This drilling ban on off-shore oil production is part of the Obama agenda to crush the oil industry and force everyone to live a life dependent on the wind blowing and a cloudless sky.
Industry just loves this as it tries to predict production overhead. Oh, wait, when does the wind have a tendency not to blow and the solar panels not function? ah, right, at night!
Now what do we do - switch over to coal fired energy plants to pick up the difference? hmmmmm Can't do that, they were all shut down, they're bad for the environment.
Drilling Is Stalled Even After Ban Is Lifted
Source: Ben Casselman and Daniel Gilbert, "Drilling Is Stalled Even After Ban Is Lifted," Wall Street Journal, January 3, 2011.

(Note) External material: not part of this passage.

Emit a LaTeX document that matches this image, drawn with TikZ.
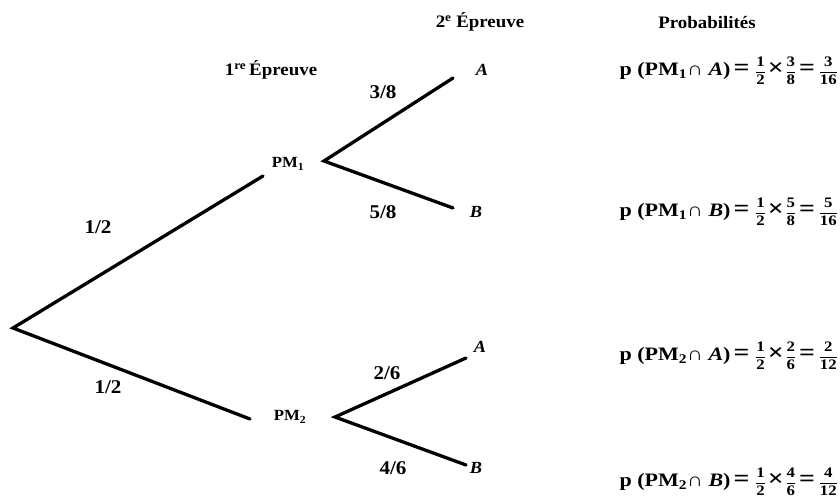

More than two months after the Obama administration lifted its ban on drilling in the deep-water Gulf of Mexico, oil companies are still waiting for approval to drill the first new oil well there. Experts now expect the wait to continue until the second half of 2011 and perhaps into 2012, says the Wall Street Journal.
The impact of the delays goes beyond the oil industry. The Gulf Coast's economy has been hit hard by the slowdown in drilling activity, especially because the oil spill also hurt the region's fishing and tourism industries.

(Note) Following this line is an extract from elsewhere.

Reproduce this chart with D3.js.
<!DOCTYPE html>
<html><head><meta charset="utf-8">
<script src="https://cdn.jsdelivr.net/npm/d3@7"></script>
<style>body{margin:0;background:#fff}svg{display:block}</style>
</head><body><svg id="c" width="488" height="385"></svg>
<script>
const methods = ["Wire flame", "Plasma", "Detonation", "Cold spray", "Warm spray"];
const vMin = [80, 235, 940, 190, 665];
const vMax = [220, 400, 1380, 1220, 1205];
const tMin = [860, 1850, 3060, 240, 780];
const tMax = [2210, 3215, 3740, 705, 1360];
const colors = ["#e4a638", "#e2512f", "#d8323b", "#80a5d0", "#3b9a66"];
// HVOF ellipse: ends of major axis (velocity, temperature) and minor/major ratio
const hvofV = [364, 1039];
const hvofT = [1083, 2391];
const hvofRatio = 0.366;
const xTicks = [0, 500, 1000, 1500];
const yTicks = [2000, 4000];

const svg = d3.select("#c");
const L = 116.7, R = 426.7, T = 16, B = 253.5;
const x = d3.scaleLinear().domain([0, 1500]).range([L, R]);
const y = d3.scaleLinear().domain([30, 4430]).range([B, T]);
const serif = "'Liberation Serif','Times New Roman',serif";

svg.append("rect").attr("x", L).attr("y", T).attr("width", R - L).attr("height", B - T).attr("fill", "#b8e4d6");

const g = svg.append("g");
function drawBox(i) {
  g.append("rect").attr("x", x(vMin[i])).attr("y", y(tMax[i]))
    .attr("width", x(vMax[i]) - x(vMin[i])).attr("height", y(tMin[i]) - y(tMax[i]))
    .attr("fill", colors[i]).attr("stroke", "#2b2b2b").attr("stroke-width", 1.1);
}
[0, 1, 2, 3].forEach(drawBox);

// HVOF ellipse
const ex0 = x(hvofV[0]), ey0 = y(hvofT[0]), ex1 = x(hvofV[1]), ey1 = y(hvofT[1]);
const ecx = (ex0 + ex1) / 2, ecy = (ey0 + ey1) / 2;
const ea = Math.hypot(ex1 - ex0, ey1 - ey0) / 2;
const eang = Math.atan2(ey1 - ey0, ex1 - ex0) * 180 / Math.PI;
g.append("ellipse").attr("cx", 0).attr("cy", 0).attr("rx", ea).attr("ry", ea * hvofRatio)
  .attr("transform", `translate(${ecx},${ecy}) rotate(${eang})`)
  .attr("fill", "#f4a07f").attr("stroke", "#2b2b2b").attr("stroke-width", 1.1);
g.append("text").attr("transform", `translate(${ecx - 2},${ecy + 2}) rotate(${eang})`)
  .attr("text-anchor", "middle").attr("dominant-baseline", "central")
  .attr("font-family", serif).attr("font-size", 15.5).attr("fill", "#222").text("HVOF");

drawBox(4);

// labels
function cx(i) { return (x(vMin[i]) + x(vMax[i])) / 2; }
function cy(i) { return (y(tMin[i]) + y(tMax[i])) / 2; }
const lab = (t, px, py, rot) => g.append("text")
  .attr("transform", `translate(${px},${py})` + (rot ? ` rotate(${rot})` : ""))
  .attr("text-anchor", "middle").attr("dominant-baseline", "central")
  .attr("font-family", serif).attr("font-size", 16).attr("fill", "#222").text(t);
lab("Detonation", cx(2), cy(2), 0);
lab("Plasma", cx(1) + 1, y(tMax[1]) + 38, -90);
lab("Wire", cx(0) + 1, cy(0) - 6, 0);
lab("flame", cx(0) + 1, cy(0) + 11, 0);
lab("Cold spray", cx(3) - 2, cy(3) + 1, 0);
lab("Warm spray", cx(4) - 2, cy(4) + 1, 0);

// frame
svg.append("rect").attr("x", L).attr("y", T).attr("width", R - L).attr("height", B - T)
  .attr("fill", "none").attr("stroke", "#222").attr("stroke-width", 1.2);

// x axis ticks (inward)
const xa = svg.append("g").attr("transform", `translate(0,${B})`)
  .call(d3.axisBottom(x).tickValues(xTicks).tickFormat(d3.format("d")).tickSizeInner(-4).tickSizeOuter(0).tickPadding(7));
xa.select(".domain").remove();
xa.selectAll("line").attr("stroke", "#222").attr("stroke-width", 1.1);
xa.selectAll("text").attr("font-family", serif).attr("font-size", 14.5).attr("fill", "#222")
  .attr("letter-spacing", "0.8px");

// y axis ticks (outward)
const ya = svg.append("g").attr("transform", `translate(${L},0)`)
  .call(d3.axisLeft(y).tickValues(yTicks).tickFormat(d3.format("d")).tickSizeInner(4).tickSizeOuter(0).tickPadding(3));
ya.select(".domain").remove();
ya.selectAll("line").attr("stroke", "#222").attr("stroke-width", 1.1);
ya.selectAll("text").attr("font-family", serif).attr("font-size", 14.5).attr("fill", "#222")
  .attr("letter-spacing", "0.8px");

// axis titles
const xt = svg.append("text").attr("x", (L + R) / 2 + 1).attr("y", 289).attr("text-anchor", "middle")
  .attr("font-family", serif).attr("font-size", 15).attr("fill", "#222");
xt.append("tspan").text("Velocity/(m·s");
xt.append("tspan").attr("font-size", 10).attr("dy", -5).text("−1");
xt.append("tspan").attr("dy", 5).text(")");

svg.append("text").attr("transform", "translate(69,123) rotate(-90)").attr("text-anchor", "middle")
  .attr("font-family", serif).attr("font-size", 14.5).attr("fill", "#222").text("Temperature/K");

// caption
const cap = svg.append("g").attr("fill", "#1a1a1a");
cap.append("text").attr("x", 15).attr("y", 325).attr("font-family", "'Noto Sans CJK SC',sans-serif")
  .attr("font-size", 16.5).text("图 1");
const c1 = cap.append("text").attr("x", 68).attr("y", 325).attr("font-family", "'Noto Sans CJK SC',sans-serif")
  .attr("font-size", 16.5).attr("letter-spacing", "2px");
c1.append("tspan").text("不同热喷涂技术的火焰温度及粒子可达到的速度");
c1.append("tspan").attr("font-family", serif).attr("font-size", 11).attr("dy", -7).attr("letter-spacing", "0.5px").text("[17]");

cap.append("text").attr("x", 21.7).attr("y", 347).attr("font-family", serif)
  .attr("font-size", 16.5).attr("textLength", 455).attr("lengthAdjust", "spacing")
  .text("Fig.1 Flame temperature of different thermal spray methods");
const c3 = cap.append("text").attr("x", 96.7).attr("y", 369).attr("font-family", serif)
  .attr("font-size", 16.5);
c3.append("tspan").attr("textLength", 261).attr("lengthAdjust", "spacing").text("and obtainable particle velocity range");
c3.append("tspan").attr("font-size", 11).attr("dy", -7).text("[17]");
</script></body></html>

The Obama administration in September estimated that 8,000 to 12,000 workers could lose their jobs temporarily because of the moratorium; some independent estimates have been much higher.
The Energy Information Administration (EIA), last month predicted that domestic offshore oil production will fall 13 percent this year from 2010 due to the moratorium and the slow return to drilling.
A year ago, the EIA predicted offshore production would rise 6 percent in 2011.
The difference: a loss of about 220,000 barrels of oil a day.